HPiP: an R/Bioconductor package for predicting host-pathogen protein-protein interactions from protein sequences using ensemble machine learning approach

Bioinform Adv. 2022 May 23;2(1):vbac038. doi: 10.1093/bioadv/vbac038. eCollection 2022.

Abstract

Motivation: Despite arduous and time-consuming experimental efforts, protein-protein interactions (PPIs) for many pathogenic microbes with their human host are still unknown, limiting our understanding of the intricate interactions during infection and the identification of therapeutic targets. Since computational tools offer a promising alternative, we developed an R/Bioconductor package, HPiP (Host-Pathogen Interaction Prediction) software with a series of amino acid sequence property descriptors and an ensemble machine learning classifiers to predict the yet unmapped interactions between pathogen and host proteins.
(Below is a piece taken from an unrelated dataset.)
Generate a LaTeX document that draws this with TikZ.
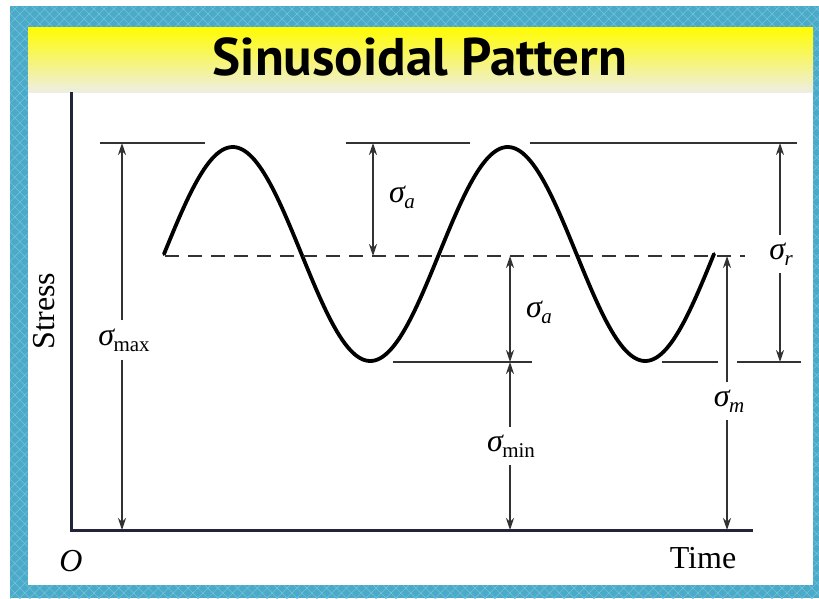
\documentclass[tikz,border=0pt]{standalone}
\usepackage{fontspec}
\setmainfont{Liberation Serif}
\newfontfamily\titlefont{PT Sans}
\usetikzlibrary{arrows.meta,patterns.meta}
\definecolor{bordblue}{RGB}{74,170,200}
\definecolor{bordlight}{RGB}{118,196,222}
\definecolor{linegray}{RGB}{50,50,50}
\definecolor{axisnavy}{RGB}{35,35,60}
\definecolor{titleyellow}{RGB}{255,252,0}
\definecolor{titlemid}{RGB}{248,244,110}
\definecolor{titlepale}{RGB}{238,238,228}
\newcommand{\sigl}[1]{{\fontsize{32}{32}\selectfont\itshape σ}\kern-0.5pt\raisebox{-6pt}{\fontsize{21}{21}\selectfont #1}}
\begin{document}
\begin{tikzpicture}[x=1pt,y=-1pt,
  dimline/.style={draw=linegray, line width=1.8pt},
  dimarrow/.style={dimline, -{Stealth[length=12pt,width=8pt]}},
  dimboth/.style={dimline, {Stealth[length=12pt,width=8pt]}-{Stealth[length=12pt,width=8pt]}},
  refline/.style={draw=linegray, line width=2.4pt},
  lbl/.style={inner xsep=1pt, inner ysep=8pt, text=black},
  axislabel/.style={font=\fontsize{32}{32}\selectfont, inner sep=0pt}
]
\useasboundingbox (0,0) rectangle (819,598);
\fill[white] (0,0) rectangle (819,598);
% border
\fill[bordblue] (10,6) rectangle (819,598);
\fill[pattern={Lines[angle=45,distance=7pt,line width=0.5pt]},pattern color=bordlight] (10,6) rectangle (819,598);
\fill[pattern={Lines[angle=-45,distance=7pt,line width=0.5pt]},pattern color=bordlight] (10,6) rectangle (819,598);
\fill[white] (28,27) rectangle (813,585);
% title bar
\shade[top color=titleyellow, middle color=titlemid, bottom color=titlepale] (28,27) rectangle (813,92);
\node[font=\titlefont\bfseries\fontsize{53}{53}\selectfont, inner sep=0pt, anchor=base] (title) at (420,75) {Sinusoidal Pattern};
% axes
\coordinate (ytop) at (71,92);
\coordinate (origin) at (71,530);
\coordinate (xend) at (753,530);
\draw[draw=axisnavy, line width=3pt, line join=miter] (ytop) -- (origin) -- (xend);
% curve
\draw[line width=3.8pt, line cap=round] plot[domain=164:714, samples=220] (\x,{254-107*sin((\x-164)/275*360)});
% mean dashed line
\coordinate (dashl) at (165,256);
\coordinate (dashr) at (745,256);
\draw[draw=linegray, line width=2.6pt, dash pattern=on 14pt off 9pt] (dashl) -- (dashr);
% reference lines
\coordinate (t1a) at (100,143); \coordinate (t1b) at (205,143);
\coordinate (t2a) at (346,143); \coordinate (t2b) at (470,143);
\coordinate (t3a) at (530,143); \coordinate (t3b) at (797,143);
\coordinate (b1a) at (393,362); \coordinate (b1b) at (532,362);
\coordinate (b2a) at (662,362); \coordinate (b2b) at (718,362);
\coordinate (b3a) at (737,362); \coordinate (b3b) at (801,362);
\draw[refline] (t1a) -- (t1b);
\draw[refline] (t2a) -- (t2b);
\draw[refline] (t3a) -- (t3b);
\draw[refline] (b1a) -- (b1b);
\draw[refline] (b2a) -- (b2b);
\draw[refline] (b3a) -- (b3b);
% sigma max
\coordinate (smaxtop) at (122,143);
\coordinate (smaxbot) at (122,530);
\node[lbl] (smax) at (124,340) {\sigl{max}};
\draw[dimarrow] (smax.north -| smaxtop) -- (smaxtop);
\draw[dimarrow] (smax.south -| smaxbot) -- (smaxbot);
% sigma a (upper)
\coordinate (satop) at (373,143);
\coordinate (sabot) at (373,256);
\draw[dimboth] (satop) -- (sabot);
\node[lbl] (sa1) at (402,197) {\sigl{\itshape a}};
% sigma a (lower)
\coordinate (sb1top) at (510,256);
\coordinate (sb1bot) at (510,362);
\draw[dimboth] (sb1top) -- (sb1bot);
\node[lbl] (sa2) at (539,312) {\sigl{\itshape a}};
% sigma min
\coordinate (smintop) at (510,362);
\coordinate (sminbot) at (510,530);
\node[lbl] (smin) at (511,446) {\sigl{min}};
\draw[dimarrow] (smin.north -| smintop) -- (smintop);
\draw[dimarrow] (smin.south -| sminbot) -- (sminbot);
% sigma r
\coordinate (srtop) at (780,143);
\coordinate (srbot) at (780,362);
\node[lbl] (sr) at (781,254) {\sigl{\itshape r}};
\draw[dimarrow] (sr.north -| srtop) -- (srtop);
\draw[dimarrow] (sr.south -| srbot) -- (srbot);
% sigma m
\coordinate (smtop) at (727,256);
\coordinate (smbot) at (727,530);
\node[lbl] (sm) at (729,401) {\sigl{\itshape m}};
\draw[dimarrow] (sm.north -| smtop) -- (smtop);
\draw[dimarrow] (sm.south -| smbot) -- (smbot);
% axis labels
\node[axislabel, rotate=90] (stress) at (44,311) {Stress};
\node[axislabel, anchor=base] (O) at (71,571) {\itshape O};
\node[axislabel, anchor=base] (time) at (703,568) {Time};
\end{tikzpicture}
\end{document}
Results: Using severe acute respiratory syndrome coronavirus 1 (SARS-CoV-1) or the novel SARS-CoV-2 coronavirus-human PPI training sets as a case study, we show that HPiP achieves a good performance with PPI predictions between SARS-CoV-2 and human proteins, which we confirmed experimentally in human monocyte THP-1 cells, and with several quality control metrics. HPiP also exhibited strong performance in accurately predicting the previously reported PPIs when tested against the sequences of pathogenic bacteria, Mycobacterium tuberculosis and human proteins. Collectively, our fully documented HPiP software will hasten the exploration of PPIs for a systems-level understanding of many understudied pathogens and uncover molecular targets for repurposing existing drugs.

Availability and implementation: HPiP is released as an open-source code under the MIT license that is freely available on GitHub (https://github.com/BabuLab-UofR/HPiP) as well as on Bioconductor (http://bioconductor.org/packages/devel/bioc/html/HPiP.html).

Supplementary information: Supplementary data are available at Bioinformatics Advances online.